_DATASET EXCERPTS_:
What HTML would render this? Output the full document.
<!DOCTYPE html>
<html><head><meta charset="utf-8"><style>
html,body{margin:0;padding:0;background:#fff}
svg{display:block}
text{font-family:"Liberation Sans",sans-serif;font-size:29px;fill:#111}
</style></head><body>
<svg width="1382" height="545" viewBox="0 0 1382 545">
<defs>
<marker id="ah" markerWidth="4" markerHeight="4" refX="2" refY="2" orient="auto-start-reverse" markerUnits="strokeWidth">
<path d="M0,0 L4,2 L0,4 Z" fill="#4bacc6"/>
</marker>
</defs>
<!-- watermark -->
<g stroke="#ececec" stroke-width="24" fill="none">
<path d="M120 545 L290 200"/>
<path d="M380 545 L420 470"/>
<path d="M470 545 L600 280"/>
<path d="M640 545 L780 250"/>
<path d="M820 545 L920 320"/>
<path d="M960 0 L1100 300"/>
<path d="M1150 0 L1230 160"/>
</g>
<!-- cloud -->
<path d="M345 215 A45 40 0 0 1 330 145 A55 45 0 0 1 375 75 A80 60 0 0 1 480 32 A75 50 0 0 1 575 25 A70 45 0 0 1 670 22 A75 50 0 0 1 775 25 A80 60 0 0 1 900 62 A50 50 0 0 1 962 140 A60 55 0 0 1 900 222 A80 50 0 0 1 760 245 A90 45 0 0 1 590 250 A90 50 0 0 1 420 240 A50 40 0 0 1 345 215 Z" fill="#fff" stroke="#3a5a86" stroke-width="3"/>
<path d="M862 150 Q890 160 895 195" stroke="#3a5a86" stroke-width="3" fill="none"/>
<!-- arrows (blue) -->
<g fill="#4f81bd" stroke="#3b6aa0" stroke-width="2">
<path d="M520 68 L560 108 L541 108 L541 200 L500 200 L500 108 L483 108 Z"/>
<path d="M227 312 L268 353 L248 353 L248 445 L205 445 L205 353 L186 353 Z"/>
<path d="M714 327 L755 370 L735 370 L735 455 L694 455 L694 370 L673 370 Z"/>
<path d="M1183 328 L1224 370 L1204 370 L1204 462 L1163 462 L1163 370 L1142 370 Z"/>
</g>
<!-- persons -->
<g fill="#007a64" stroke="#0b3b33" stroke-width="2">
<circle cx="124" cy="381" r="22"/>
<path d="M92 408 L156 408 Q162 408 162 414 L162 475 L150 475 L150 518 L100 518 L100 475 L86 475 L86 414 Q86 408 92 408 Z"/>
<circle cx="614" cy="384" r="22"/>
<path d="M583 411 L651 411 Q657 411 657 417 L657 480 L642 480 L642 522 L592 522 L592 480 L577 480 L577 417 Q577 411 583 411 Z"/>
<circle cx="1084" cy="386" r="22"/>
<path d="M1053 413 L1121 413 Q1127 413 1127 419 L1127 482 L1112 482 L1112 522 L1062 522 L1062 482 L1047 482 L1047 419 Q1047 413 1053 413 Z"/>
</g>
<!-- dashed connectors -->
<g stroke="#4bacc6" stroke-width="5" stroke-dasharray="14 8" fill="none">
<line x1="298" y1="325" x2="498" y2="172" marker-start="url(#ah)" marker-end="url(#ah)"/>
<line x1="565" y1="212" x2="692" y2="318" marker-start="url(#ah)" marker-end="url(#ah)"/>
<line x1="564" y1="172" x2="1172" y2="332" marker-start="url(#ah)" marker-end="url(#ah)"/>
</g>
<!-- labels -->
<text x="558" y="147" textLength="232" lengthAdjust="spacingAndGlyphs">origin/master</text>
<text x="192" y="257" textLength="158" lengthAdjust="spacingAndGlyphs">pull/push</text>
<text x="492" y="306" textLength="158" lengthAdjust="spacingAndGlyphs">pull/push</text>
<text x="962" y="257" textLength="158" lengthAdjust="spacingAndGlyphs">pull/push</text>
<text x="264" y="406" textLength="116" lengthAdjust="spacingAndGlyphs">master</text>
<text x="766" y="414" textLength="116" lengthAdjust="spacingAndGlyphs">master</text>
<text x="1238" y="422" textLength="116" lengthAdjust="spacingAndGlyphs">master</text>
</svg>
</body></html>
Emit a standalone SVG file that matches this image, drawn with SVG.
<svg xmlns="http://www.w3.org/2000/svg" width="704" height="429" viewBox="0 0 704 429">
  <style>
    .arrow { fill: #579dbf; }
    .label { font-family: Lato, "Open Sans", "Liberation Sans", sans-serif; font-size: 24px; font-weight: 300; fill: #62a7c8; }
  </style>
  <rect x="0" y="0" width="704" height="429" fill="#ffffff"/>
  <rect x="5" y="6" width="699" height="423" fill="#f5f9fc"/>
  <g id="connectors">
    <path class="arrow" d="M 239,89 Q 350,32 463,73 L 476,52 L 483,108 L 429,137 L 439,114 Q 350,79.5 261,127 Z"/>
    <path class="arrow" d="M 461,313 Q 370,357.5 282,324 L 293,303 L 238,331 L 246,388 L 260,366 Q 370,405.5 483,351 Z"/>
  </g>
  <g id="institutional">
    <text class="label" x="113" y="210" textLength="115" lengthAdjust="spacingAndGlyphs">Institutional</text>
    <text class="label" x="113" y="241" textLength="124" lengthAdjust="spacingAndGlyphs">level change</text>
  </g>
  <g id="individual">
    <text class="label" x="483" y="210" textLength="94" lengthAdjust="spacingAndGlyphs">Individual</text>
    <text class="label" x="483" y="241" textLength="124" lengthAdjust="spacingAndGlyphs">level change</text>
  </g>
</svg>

_WORK TO COMPLETE_: Retype the records above exactly.

_EXERCISE RESULT_:
What HTML would render this? Output the full document.
<!DOCTYPE html>
<html><head><meta charset="utf-8"><style>
html,body{margin:0;padding:0;background:#fff}
svg{display:block}
text{font-family:"Liberation Sans",sans-serif;font-size:29px;fill:#111}
</style></head><body>
<svg width="1382" height="545" viewBox="0 0 1382 545">
<defs>
<marker id="ah" markerWidth="4" markerHeight="4" refX="2" refY="2" orient="auto-start-reverse" markerUnits="strokeWidth">
<path d="M0,0 L4,2 L0,4 Z" fill="#4bacc6"/>
</marker>
</defs>
<!-- watermark -->
<g stroke="#ececec" stroke-width="24" fill="none">
<path d="M120 545 L290 200"/>
<path d="M380 545 L420 470"/>
<path d="M470 545 L600 280"/>
<path d="M640 545 L780 250"/>
<path d="M820 545 L920 320"/>
<path d="M960 0 L1100 300"/>
<path d="M1150 0 L1230 160"/>
</g>
<!-- cloud -->
<path d="M345 215 A45 40 0 0 1 330 145 A55 45 0 0 1 375 75 A80 60 0 0 1 480 32 A75 50 0 0 1 575 25 A70 45 0 0 1 670 22 A75 50 0 0 1 775 25 A80 60 0 0 1 900 62 A50 50 0 0 1 962 140 A60 55 0 0 1 900 222 A80 50 0 0 1 760 245 A90 45 0 0 1 590 250 A90 50 0 0 1 420 240 A50 40 0 0 1 345 215 Z" fill="#fff" stroke="#3a5a86" stroke-width="3"/>
<path d="M862 150 Q890 160 895 195" stroke="#3a5a86" stroke-width="3" fill="none"/>
<!-- arrows (blue) -->
<g fill="#4f81bd" stroke="#3b6aa0" stroke-width="2">
<path d="M520 68 L560 108 L541 108 L541 200 L500 200 L500 108 L483 108 Z"/>
<path d="M227 312 L268 353 L248 353 L248 445 L205 445 L205 353 L186 353 Z"/>
<path d="M714 327 L755 370 L735 370 L735 455 L694 455 L694 370 L673 370 Z"/>
<path d="M1183 328 L1224 370 L1204 370 L1204 462 L1163 462 L1163 370 L1142 370 Z"/>
</g>
<!-- persons -->
<g fill="#007a64" stroke="#0b3b33" stroke-width="2">
<circle cx="124" cy="381" r="22"/>
<path d="M92 408 L156 408 Q162 408 162 414 L162 475 L150 475 L150 518 L100 518 L100 475 L86 475 L86 414 Q86 408 92 408 Z"/>
<circle cx="614" cy="384" r="22"/>
<path d="M583 411 L651 411 Q657 411 657 417 L657 480 L642 480 L642 522 L592 522 L592 480 L577 480 L577 417 Q577 411 583 411 Z"/>
<circle cx="1084" cy="386" r="22"/>
<path d="M1053 413 L1121 413 Q1127 413 1127 419 L1127 482 L1112 482 L1112 522 L1062 522 L1062 482 L1047 482 L1047 419 Q1047 413 1053 413 Z"/>
</g>
<!-- dashed connectors -->
<g stroke="#4bacc6" stroke-width="5" stroke-dasharray="14 8" fill="none">
<line x1="298" y1="325" x2="498" y2="172" marker-start="url(#ah)" marker-end="url(#ah)"/>
<line x1="565" y1="212" x2="692" y2="318" marker-start="url(#ah)" marker-end="url(#ah)"/>
<line x1="564" y1="172" x2="1172" y2="332" marker-start="url(#ah)" marker-end="url(#ah)"/>
</g>
<!-- labels -->
<text x="558" y="147" textLength="232" lengthAdjust="spacingAndGlyphs">origin/master</text>
<text x="192" y="257" textLength="158" lengthAdjust="spacingAndGlyphs">pull/push</text>
<text x="492" y="306" textLength="158" lengthAdjust="spacingAndGlyphs">pull/push</text>
<text x="962" y="257" textLength="158" lengthAdjust="spacingAndGlyphs">pull/push</text>
<text x="264" y="406" textLength="116" lengthAdjust="spacingAndGlyphs">master</text>
<text x="766" y="414" textLength="116" lengthAdjust="spacingAndGlyphs">master</text>
<text x="1238" y="422" textLength="116" lengthAdjust="spacingAndGlyphs">master</text>
</svg>
</body></html>
Emit a standalone SVG file that matches this image, drawn with SVG.
<svg xmlns="http://www.w3.org/2000/svg" width="704" height="429" viewBox="0 0 704 429">
  <style>
    .arrow { fill: #579dbf; }
    .label { font-family: Lato, "Open Sans", "Liberation Sans", sans-serif; font-size: 24px; font-weight: 300; fill: #62a7c8; }
  </style>
  <rect x="0" y="0" width="704" height="429" fill="#ffffff"/>
  <rect x="5" y="6" width="699" height="423" fill="#f5f9fc"/>
  <g id="connectors">
    <path class="arrow" d="M 239,89 Q 350,32 463,73 L 476,52 L 483,108 L 429,137 L 439,114 Q 350,79.5 261,127 Z"/>
    <path class="arrow" d="M 461,313 Q 370,357.5 282,324 L 293,303 L 238,331 L 246,388 L 260,366 Q 370,405.5 483,351 Z"/>
  </g>
  <g id="institutional">
    <text class="label" x="113" y="210" textLength="115" lengthAdjust="spacingAndGlyphs">Institutional</text>
    <text class="label" x="113" y="241" textLength="124" lengthAdjust="spacingAndGlyphs">level change</text>
  </g>
  <g id="individual">
    <text class="label" x="483" y="210" textLength="94" lengthAdjust="spacingAndGlyphs">Individual</text>
    <text class="label" x="483" y="241" textLength="124" lengthAdjust="spacingAndGlyphs">level change</text>
  </g>
</svg>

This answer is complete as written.